BEGIN COLLECTED DATA

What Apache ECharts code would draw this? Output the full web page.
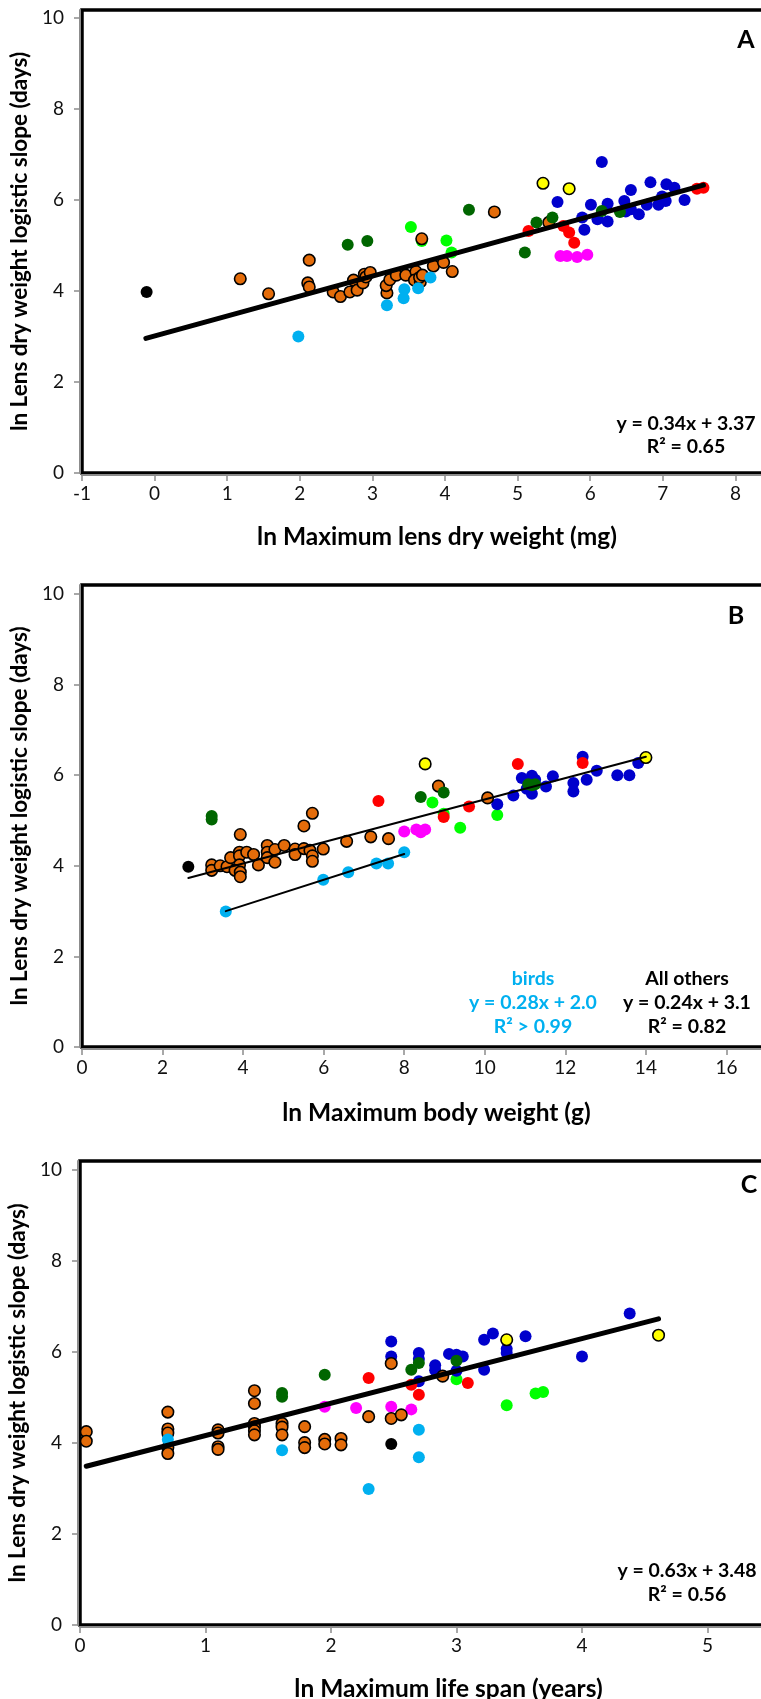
<!DOCTYPE html>
<html><head><meta charset="utf-8">
<script src="https://cdn.jsdelivr.net/npm/echarts@6/dist/echarts.min.js"></script>
<style>html,body{margin:0;padding:0;background:#fff}#c{width:761px;height:1699px}</style>
</head><body><div id="c"></div>
<script>
// ---------- Panel A: ln Maximum lens dry weight (mg) ----------
const A_orange = [[1.18,4.27],[1.57,3.94],[2.13,4.68],[2.11,4.18],[2.13,4.09],[2.46,3.98],[2.56,3.88],[2.69,3.98],[2.74,4.24],[2.79,4.02],[2.87,4.18],[2.89,4.37],[2.91,4.31],[2.97,4.41],[3.2,3.96],[3.19,4.12],[3.24,4.25],[3.33,4.35],[3.46,4.35],[3.6,4.43],[3.58,4.24],[3.66,4.2],[3.65,4.3],[3.69,4.35],[3.68,5.15],[3.84,4.55],[3.98,4.63],[4.1,4.43],[4.68,5.74],[5.43,5.51]];
const A_cyan = [[1.98,3.0],[3.2,3.69],[3.44,4.04],[3.43,3.84],[3.63,4.06],[3.8,4.3]];
const A_ltgreen = [[3.53,5.41],[3.68,5.1],[4.02,5.11],[4.09,4.85]];
const A_dkgreen = [[2.66,5.02],[2.93,5.10],[4.33,5.79],[5.1,4.85],[5.26,5.51],[5.48,5.62],[6.16,5.76],[6.41,5.74]];
const A_red = [[5.15,5.32],[5.63,5.43],[5.71,5.29],[5.78,5.06],[7.47,6.25],[7.56,6.27]];
const A_yellow = [[5.35,6.37],[5.71,6.25]];
const A_magenta = [[5.59,4.77],[5.68,4.77],[5.82,4.75],[5.96,4.8]];
const A_blue = [[5.55,5.96],[5.89,5.62],[5.92,5.35],[6.01,5.9],[6.1,5.58],[6.16,6.84],[6.24,5.92],[6.24,5.53],[6.47,5.98],[6.49,5.75],[6.56,6.22],[6.56,5.8],[6.67,5.69],[6.78,5.9],[6.83,6.39],[6.94,5.9],[6.99,6.08],[7.04,5.98],[7.05,6.35],[7.16,6.27],[7.3,6.0]];
const A_black = [[-0.11,3.98]];
const A_fit = [[-0.12,2.96],[7.56,6.33]];

// ---------- Panel B: ln Maximum body weight (g) ----------
const B_orange = [[3.22,4.02],[3.22,3.9],[3.43,4.0],[3.6,3.98],[3.69,4.18],[3.93,4.69],[3.91,4.3],[3.91,4.22],[3.91,4.02],[3.8,3.9],[3.93,3.86],[3.93,3.76],[4.09,4.3],[4.26,4.25],[4.38,4.02],[4.6,4.45],[4.6,4.3],[4.6,4.18],[4.79,4.36],[4.79,4.08],[5.02,4.45],[5.29,4.37],[5.29,4.25],[5.51,4.88],[5.72,5.16],[5.51,4.38],[5.66,4.34],[5.72,4.22],[5.72,4.1],[5.99,4.37],[6.57,4.54],[7.17,4.64],[7.61,4.6],[8.85,5.76],[10.07,5.5]];
const B_cyan = [[3.57,2.99],[5.99,3.69],[6.61,3.86],[7.31,4.05],[7.6,4.05],[8.0,4.3]];
const B_black = [[2.64,3.98]];
const B_dkgreen = [[3.22,5.1],[3.22,5.02],[8.41,5.52],[8.98,5.62],[11.08,5.8],[11.25,5.8],[11.17,5.78]];
const B_ltgreen = [[8.7,5.4],[8.98,5.15],[9.39,4.84],[10.31,5.12]];
const B_red = [[7.36,5.43],[8.98,5.08],[9.61,5.31],[10.82,6.25],[12.43,6.27]];
const B_magenta = [[8.0,4.76],[8.3,4.8],[8.41,4.74],[8.52,4.8]];
const B_yellow = [[8.52,6.25],[14.0,6.39]];
const B_blue = [[10.31,5.36],[10.71,5.55],[10.92,5.94],[11.17,5.99],[11.25,5.9],[11.04,5.7],[11.17,5.59],[11.52,5.75],[11.69,5.98],[12.2,5.83],[12.2,5.64],[12.43,6.41],[12.53,5.9],[12.78,6.1],[13.29,6.0],[13.59,6.0],[13.81,6.27]];
const B_fitOthers = [[2.64,3.73],[14.0,6.41]];
const B_fitBirds = [[3.57,3.0],[8.0,4.26]];

// ---------- Panel C: ln Maximum life span (years) ----------
const C_orange = [[0.05,4.25],[0.05,4.04],[0.7,4.68],[0.7,4.31],[0.7,4.22],[0.7,3.9],[0.7,3.77],[1.1,4.29],[1.1,4.22],[1.1,3.92],[1.1,3.86],[1.39,5.15],[1.39,4.87],[1.39,4.43],[1.39,4.35],[1.39,4.27],[1.39,4.18],[1.61,4.43],[1.61,4.35],[1.61,4.18],[1.79,4.36],[1.79,4.01],[1.79,3.9],[1.95,4.08],[1.95,3.98],[2.08,4.1],[2.08,3.96],[2.3,4.58],[2.48,5.75],[2.48,4.54],[2.56,4.62],[2.89,5.47]];
const C_cyan = [[0.7,4.08],[1.61,3.84],[2.3,2.99],[2.7,4.29],[2.7,3.69]];
const C_dkgreen = [[1.61,5.1],[1.61,5.02],[1.95,5.5],[2.64,5.61],[2.7,5.76],[3.0,5.81]];
const C_magenta = [[1.95,4.8],[2.2,4.77],[2.48,4.8],[2.64,4.74]];
const C_red = [[2.3,5.43],[2.64,5.28],[2.7,5.06],[3.09,5.32],[3.4,6.27]];
const C_black = [[2.48,3.98]];
const C_blue = [[2.48,6.23],[2.48,5.9],[2.7,5.98],[2.7,5.85],[2.7,5.36],[2.83,5.71],[2.83,5.6],[2.94,5.96],[3.0,5.94],[3.0,5.59],[3.05,5.9],[3.22,6.27],[3.22,5.61],[3.29,6.41],[3.4,6.07],[3.4,5.98],[3.55,6.35],[4.0,5.9],[4.38,6.85]];
const C_ltgreen = [[3.0,5.4],[3.4,4.83],[3.63,5.09],[3.69,5.12]];
const C_yellow = [[3.4,6.27],[4.61,6.37]];
const C_fit = [[0.05,3.49],[4.61,6.73]];

// tick labels
const Y_TICKS = [0,2,4,6,8,10];
const X_TITLES = ['ln Maximum lens dry weight (mg)','ln Maximum body weight (g)','ln Maximum life span (years)'];
const Y_TITLE = 'ln Lens dry weight logistic slope (days)';

const COL = {orange:'#E46C0A', cyan:'#00B0F0', ltgreen:'#00FF00', dkgreen:'#006600', red:'#FF0000', magenta:'#FF00FF', yellow:'#FFFF00', blue:'#0000CC', black:'#000000'};
const FONT = 'Lato';

function sc(i, data, colorKey, z, bordered){
  return {type:'scatter', xAxisIndex:i, yAxisIndex:i, data:data, symbolSize: bordered?11.5:12, z:z,
    itemStyle:{color:COL[colorKey], borderColor: bordered?'#000':COL[colorKey], borderWidth: bordered?1.6:0, opacity:1},
    emphasis:{disabled:true}, silent:true};
}
function ln(i, data, w){
  return {type:'line', xAxisIndex:i, yAxisIndex:i, data:data, symbol:'none', z:20, silent:true,
    lineStyle:{color:'#000', width:w, cap:'round'}};
}
function panel(i, sets){
  const out = [];
  const order = [['ltgreen',2,false],['magenta',3,false],['blue',4,false],['red',5,false],['orange',6,true],['cyan',7,false],['dkgreen',8,false],['yellow',9,true],['black',10,false]];
  order.forEach(o=>{ if(sets[o[0]]) out.push(sc(i, sets[o[0]], o[0], o[1], o[2])); });
  return out;
}

const grids = [
  {left:82, top:10, width:726, height:463},
  {left:82, top:585, width:725, height:462},
  {left:80, top:1161, width:753, height:464}
];
const xRanges = [[-1,9,1],[0,18,2],[0,6,1]];
const yMax = [10.18, 10.2, 10.2];
const xNameGap = [50, 52, 50];

const option = {
  animation:false,
  backgroundColor:'#fff',
  grid: grids.map(g=>Object.assign({show:true, borderColor:'#000', borderWidth:3.5, containLabel:false, outerBoundsMode:'none'}, g)),
  xAxis: xRanges.map((r,i)=>({type:'value', gridIndex:i, min:r[0], max:r[1], interval:r[2], offset:2,
    name:X_TITLES[i], nameLocation:'middle', nameGap:xNameGap[i],
    nameTextStyle:{fontFamily:FONT, fontWeight:'bold', fontSize:24.5, color:'#000', padding:[0,16,0,0]},
    axisLine:{show:true, onZero:false, lineStyle:{color:'#8c8c8c', width:2}},
    axisTick:{show:true, length:6, lineStyle:{color:'#8c8c8c', width:1.5}},
    axisLabel:{fontFamily:FONT, fontSize:19, color:'#111', margin:9},
    splitLine:{show:false}})),
  yAxis: [0,1,2].map(i=>({type:'value', gridIndex:i, min:0, max:yMax[i], offset:2,
    name:Y_TITLE, nameLocation:'middle', nameGap:48, nameRotate:90,
    nameTextStyle:{fontFamily:FONT, fontWeight:'bold', fontSize:22.5, color:'#000'},
    axisLine:{show:true, onZero:false, lineStyle:{color:'#8c8c8c', width:2}},
    axisTick:{show:true, length:6, customValues:Y_TICKS, lineStyle:{color:'#8c8c8c', width:1.5}},
    axisLabel:{fontFamily:FONT, fontSize:19, color:'#111', margin:16, customValues:Y_TICKS},
    splitLine:{show:false}})),
  series: [].concat(
    panel(0,{orange:A_orange,cyan:A_cyan,ltgreen:A_ltgreen,dkgreen:A_dkgreen,red:A_red,yellow:A_yellow,magenta:A_magenta,blue:A_blue,black:A_black}),
    [ln(0,A_fit,5)],
    panel(1,{orange:B_orange,cyan:B_cyan,ltgreen:B_ltgreen,dkgreen:B_dkgreen,red:B_red,yellow:B_yellow,magenta:B_magenta,blue:B_blue,black:B_black}),
    [ln(1,B_fitOthers,2), ln(1,B_fitBirds,2)],
    panel(2,{orange:C_orange,cyan:C_cyan,ltgreen:C_ltgreen,dkgreen:C_dkgreen,red:C_red,yellow:C_yellow,magenta:C_magenta,blue:C_blue,black:C_black}),
    [ln(2,C_fit,5)]
  ),
  graphic: [
    {type:'text', x:746, y:40, style:{text:'A', font:'bold 25px Lato', fill:'#000', align:'center', verticalAlign:'middle'}},
    {type:'text', x:686, y:424, style:{text:'y = 0.34x + 3.37', font:'bold 19.5px Lato', fill:'#000', align:'center', verticalAlign:'middle'}},
    {type:'text', x:686, y:447, style:{text:'R² = 0.65', font:'bold 19.5px Lato', fill:'#000', align:'center', verticalAlign:'middle'}},
    {type:'text', x:736, y:616, style:{text:'B', font:'bold 25px Lato', fill:'#000', align:'center', verticalAlign:'middle'}},
    {type:'text', x:533, y:979, style:{text:'birds', font:'bold 19.5px Lato', fill:'#00B0F0', align:'center', verticalAlign:'middle'}},
    {type:'text', x:533, y:1003, style:{text:'y = 0.28x + 2.0', font:'bold 19.5px Lato', fill:'#00B0F0', align:'center', verticalAlign:'middle'}},
    {type:'text', x:533, y:1027, style:{text:'R² > 0.99', font:'bold 19.5px Lato', fill:'#00B0F0', align:'center', verticalAlign:'middle'}},
    {type:'text', x:687, y:979, style:{text:'All others', font:'bold 19.5px Lato', fill:'#000', align:'center', verticalAlign:'middle'}},
    {type:'text', x:687, y:1003, style:{text:'y = 0.24x + 3.1', font:'bold 19.5px Lato', fill:'#000', align:'center', verticalAlign:'middle'}},
    {type:'text', x:687, y:1027, style:{text:'R² = 0.82', font:'bold 19.5px Lato', fill:'#000', align:'center', verticalAlign:'middle'}},
    {type:'text', x:749, y:1185, style:{text:'C', font:'bold 25px Lato', fill:'#000', align:'center', verticalAlign:'middle'}},
    {type:'text', x:687, y:1571, style:{text:'y = 0.63x + 3.48', font:'bold 19.5px Lato', fill:'#000', align:'center', verticalAlign:'middle'}},
    {type:'text', x:687, y:1595, style:{text:'R² = 0.56', font:'bold 19.5px Lato', fill:'#000', align:'center', verticalAlign:'middle'}}
  ]
};
const chart = echarts.init(document.getElementById('c'), null, {renderer:'canvas', width:761, height:1699});
chart.setOption(option);
</script></body></html>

END COLLECTED DATA

*WHAT THIS TASK INVOLVES:* Only lines belong in the copy: transcribe those from the start of the data through the line that contains "const A_fit = [[-0.12,2.96],[7.56,6.33]];", and skip the pictures.

*TASK ANSWER:*
What Apache ECharts code would draw this? Output the full web page.
<!DOCTYPE html>
<html><head><meta charset="utf-8">
<script src="https://cdn.jsdelivr.net/npm/echarts@6/dist/echarts.min.js"></script>
<style>html,body{margin:0;padding:0;background:#fff}#c{width:761px;height:1699px}</style>
</head><body><div id="c"></div>
<script>
// ---------- Panel A: ln Maximum lens dry weight (mg) ----------
const A_orange = [[1.18,4.27],[1.57,3.94],[2.13,4.68],[2.11,4.18],[2.13,4.09],[2.46,3.98],[2.56,3.88],[2.69,3.98],[2.74,4.24],[2.79,4.02],[2.87,4.18],[2.89,4.37],[2.91,4.31],[2.97,4.41],[3.2,3.96],[3.19,4.12],[3.24,4.25],[3.33,4.35],[3.46,4.35],[3.6,4.43],[3.58,4.24],[3.66,4.2],[3.65,4.3],[3.69,4.35],[3.68,5.15],[3.84,4.55],[3.98,4.63],[4.1,4.43],[4.68,5.74],[5.43,5.51]];
const A_cyan = [[1.98,3.0],[3.2,3.69],[3.44,4.04],[3.43,3.84],[3.63,4.06],[3.8,4.3]];
const A_ltgreen = [[3.53,5.41],[3.68,5.1],[4.02,5.11],[4.09,4.85]];
const A_dkgreen = [[2.66,5.02],[2.93,5.10],[4.33,5.79],[5.1,4.85],[5.26,5.51],[5.48,5.62],[6.16,5.76],[6.41,5.74]];
const A_red = [[5.15,5.32],[5.63,5.43],[5.71,5.29],[5.78,5.06],[7.47,6.25],[7.56,6.27]];
const A_yellow = [[5.35,6.37],[5.71,6.25]];
const A_magenta = [[5.59,4.77],[5.68,4.77],[5.82,4.75],[5.96,4.8]];
const A_blue = [[5.55,5.96],[5.89,5.62],[5.92,5.35],[6.01,5.9],[6.1,5.58],[6.16,6.84],[6.24,5.92],[6.24,5.53],[6.47,5.98],[6.49,5.75],[6.56,6.22],[6.56,5.8],[6.67,5.69],[6.78,5.9],[6.83,6.39],[6.94,5.9],[6.99,6.08],[7.04,5.98],[7.05,6.35],[7.16,6.27],[7.3,6.0]];
const A_black = [[-0.11,3.98]];
const A_fit = [[-0.12,2.96],[7.56,6.33]];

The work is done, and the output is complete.